Right after I posted, I was scratching my head and thinking it was probably the same day. LOL She's got an adorable face--no sign of a tantrum in those pics! (Looks more like she's making a wish.  )


----------



## PammiPoodle (Jul 16, 2011)

Just an fyi to all my helpful helpers, Lumi's part is almost completely gone! The harness was absolutely the culprit. Her coat still flops this way and that, and there is a soft, fluffy part (if that makes any sense) in the spot where it was a defined and flattened part. I think it will be history after the next bath and blow dry. : ) Thanks for the input, all!


----------



## outwest (May 1, 2011)

So glad you solved the mystery! I understand you being concerned about her little neck with a collar as I was concerned about my whippets neck with a regular collar. For him a soft wide martingale worked, but it wouldn't work on a poodle- that would really mess their hair up. 

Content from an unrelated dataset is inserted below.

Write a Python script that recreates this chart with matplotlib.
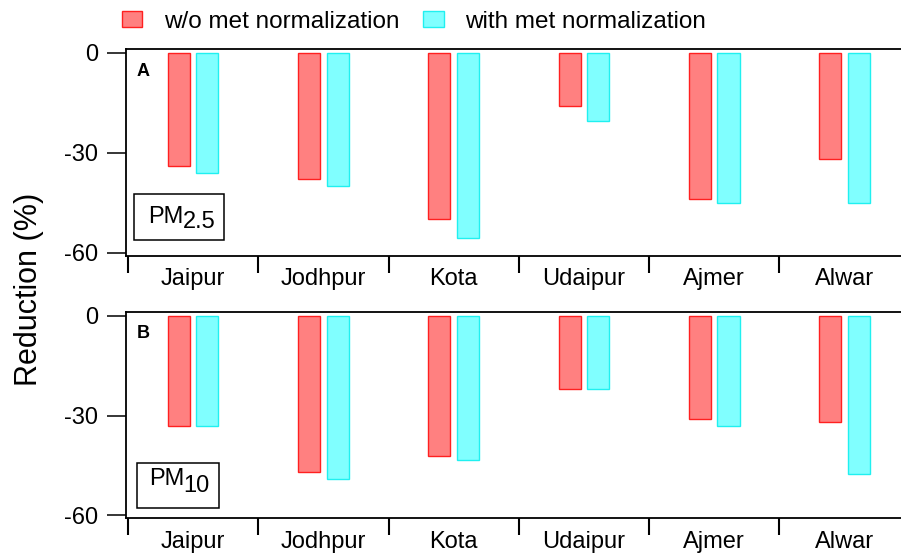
import numpy as np
import matplotlib.pyplot as plt
from matplotlib.patches import Rectangle, Patch

plt.rcParams['font.family'] = ['Liberation Sans', 'DejaVu Sans']

# data (reduction in %)
cities = ['Jaipur', 'Jodhpur', 'Kota', 'Udaipur', 'Ajmer', 'Alwar']
pm25_raw = [-34, -38, -50, -16, -44, -32]
pm25_met = [-36, -40, -55.6, -20.4, -45, -45]
pm10_raw = [-33, -47, -42, -22, -31, -32]
pm10_met = [-33, -49, -43.5, -22, -33, -47.5]

red_fill, red_edge = '#ff8080', '#ff2020'
cyan_fill, cyan_edge = '#80ffff', '#20f0f0'
FS = 17

fig = plt.figure(figsize=(9.01, 5.56), dpi=100)
axA = fig.add_axes([0.1398, 0.5396, 0.872, 0.3718])
axB = fig.add_axes([0.1398, 0.0678, 0.872, 0.3711])

x = np.arange(len(cities))
w = 0.17
off = 0.11


def draw_panel(ax, raw, met, ylim, letter, sub, box, pm_pos, sub_pos):
    ax.bar(x - off, raw, w, color=red_fill, edgecolor=red_edge, linewidth=1)
    ax.bar(x + off, met, w, color=cyan_fill, edgecolor=cyan_edge, linewidth=1)
    ax.set_xlim(-0.515, 5.515)
    ax.set_ylim(*ylim)
    ax.set_yticks([0, -30, -60])
    ax.set_yticklabels(['0', '-30', '-60'])
    ax.tick_params(axis='y', length=14, width=1.1, pad=6, labelsize=FS)
    # boundaries as major ticks, names on minor ticks
    ax.set_xticks(np.arange(len(cities) + 1) - 0.5)
    ax.set_xticklabels([])
    ax.set_xticks(x, minor=True)
    ax.set_xticklabels(cities, minor=True)
    ax.tick_params(axis='x', which='major', length=12, width=1.5)
    ax.tick_params(axis='x', which='minor', length=0, pad=9, labelsize=FS)
    for s in ['left', 'bottom', 'top', 'right']:
        ax.spines[s].set_linewidth(1.3)
    ax.text(0.014, 0.935, letter, transform=ax.transAxes, fontsize=13,
            fontweight='bold', va='top', ha='left')
    ax.add_patch(Rectangle(box[:2], box[2], box[3], transform=ax.transAxes,
                           fill=False, edgecolor='black', linewidth=1.1))
    ax.text(pm_pos[0], pm_pos[1], 'PM', transform=ax.transAxes, fontsize=FS,
            va='baseline', ha='left')
    ax.text(sub_pos[0], sub_pos[1], sub, transform=ax.transAxes, fontsize=FS,
            va='baseline', ha='left')


draw_panel(axA, pm25_raw, pm25_met, (-61, 1), 'A', '2.5',
           (0.0102, 0.0774, 0.1145, 0.2226), (0.028, 0.16), (0.0725, 0.135))
draw_panel(axB, pm10_raw, pm10_met, (-60.9, 1.2), 'B', '10',
           (0.014, 0.050, 0.104, 0.218), (0.0293, 0.161), (0.0725, 0.129))

fig.text(29 / 901, 0.48, 'Reduction (%)', rotation=90, fontsize=22,
         ha='center', va='center')

handles = [Patch(facecolor=red_fill, edgecolor=red_edge, label='w/o met normalization'),
           Patch(facecolor=cyan_fill, edgecolor=cyan_edge, label='with met normalization')]
fig.legend(handles=handles, loc='center', bbox_to_anchor=(0.4595, 0.961), ncol=2,
           frameon=False, fontsize=17.5, handlelength=0.85, handleheight=0.6,
           handletextpad=0.9, columnspacing=0.95, borderaxespad=0)

fig.savefig('out.png', dpi=100)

Your puppy has an amazing amount of hair for a 3.5 month old. You should have lots of good times playing with it. My standard puppy is 8 months old and her head is starting to get spongy and thick feeling. She hasn't had a single knot yet, though. Maybe because I brush her a lot or maybe she just won't get a bunch? Wishful thinking, probably.


----------



## CT Girl (Nov 17, 2010)

I am glad the problem is so easily solved. Her hair is amazing - I am so glad she got you as her owner. You are going to have so much fun turning her out and we are going to have so much fun watching your creations.


----------